Así pues, podrán imaginarse que este confinamiento no ha representado para mí, más que un sueño cumplido, un escenario ideal. De hecho, inicié mi encierro voluntariamente desde el viernes 13 de marzo. No entendía por qué el gobierno federal insistió en hacer regresar a los pupilos a la escuela por cuatro días luego del fin de semana largo. Desde entonces deambulo feliz por la casa. No necesito hacer viajes innecesarios para ir a algún centro de trabajo. Mi conexión a internet me proporciona el seguro contacto con el mundo, que necesito para obtener o intercambiar información. Antes, esto también podía hacerlo, pero había siempre esas vocecillas fastidiosas recordándome que ya era hora de ir al trabajo, o a algún otro sitio. Mis salidas a comprar alimentos son fenomenales, puedo ir solo justificadamente y nadie insiste en acompañarme, lo que vuelve la travesía mucho más rápida. Los domingos a las siete de la madrugada, cuando abre el súper, casi nadie hay consumiendo más que yo. Eso sí, no me gusta ordenar servicios de entrega, porque necesito verificar la calidad de los alimentos. Elegir el envase más lleno o más limpio. El tráfico en las calles es reducido, lo que vuelve mis trayectos más breves. Las colas en las cajas son muy cortas y, gracias a las marcas que han adherido ahora en el suelo, nadie está respirándote en la nuca mientras espera su turno para pagar.
Dado que no tengo que hacer viajes innecesarios que me quiten tiempo, puedo usarlo para leer y releer muchos de los libros de antaño. Descubrir cosas que la celeridad de la vida diaria fue sepultando en los lugares más recónditos de la casa. Encontré y limpié una lámpara de escritorio con forma de reflector de cine, que compré en los ochenta y me acompañó durante mis desveladas de la secundaria, preparatoria y hasta la licenciatura. También rescaté de un cajón, una probeta graduada de cien mililitros, hecha de vidrio Pyrex, número 3022, que usaba de florero en mi adolescencia, y que le pedí a mi padre que comprara para mí una ocasión que hicimos uno de esos temerarios viajes de compras dominicales a Tepito, cargados de adrenalina porque podrían resultar en la simple pérdida de tu dinero si terminaban confiscándote la compra al salir del popular mercado.

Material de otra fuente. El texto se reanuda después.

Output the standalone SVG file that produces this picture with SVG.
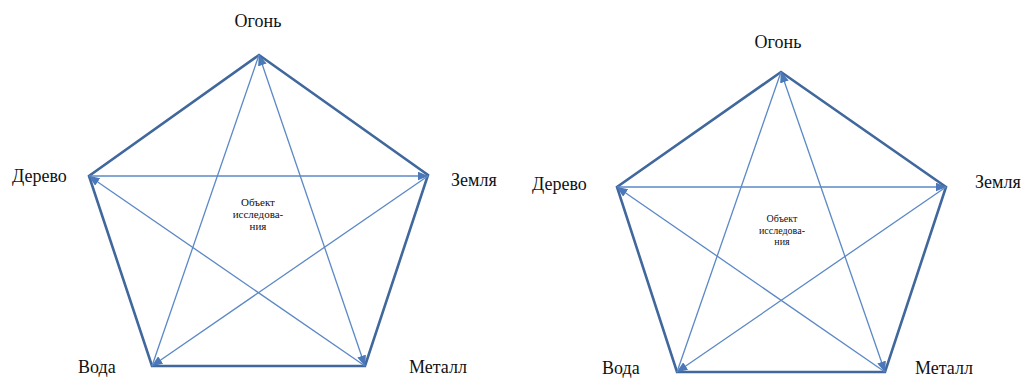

En fin, la cuarentena para mí no ha sido tortuosa, sino por el contrario, una oportunidad para saborear ese mundo idealizado por mí tantas veces desde mi infancia. Espero que ustedes también estén disfrutando este mundo ideal.
PD. Por si se quedaron con el pendiente, el martes era azul cielo, el miércoles índigo, el jueves morado, el viernes rojo, el sábado naranja y el domingo amarillo. Sí, el arcoíris en un orden corrido para que el lunes pudiera ser verde.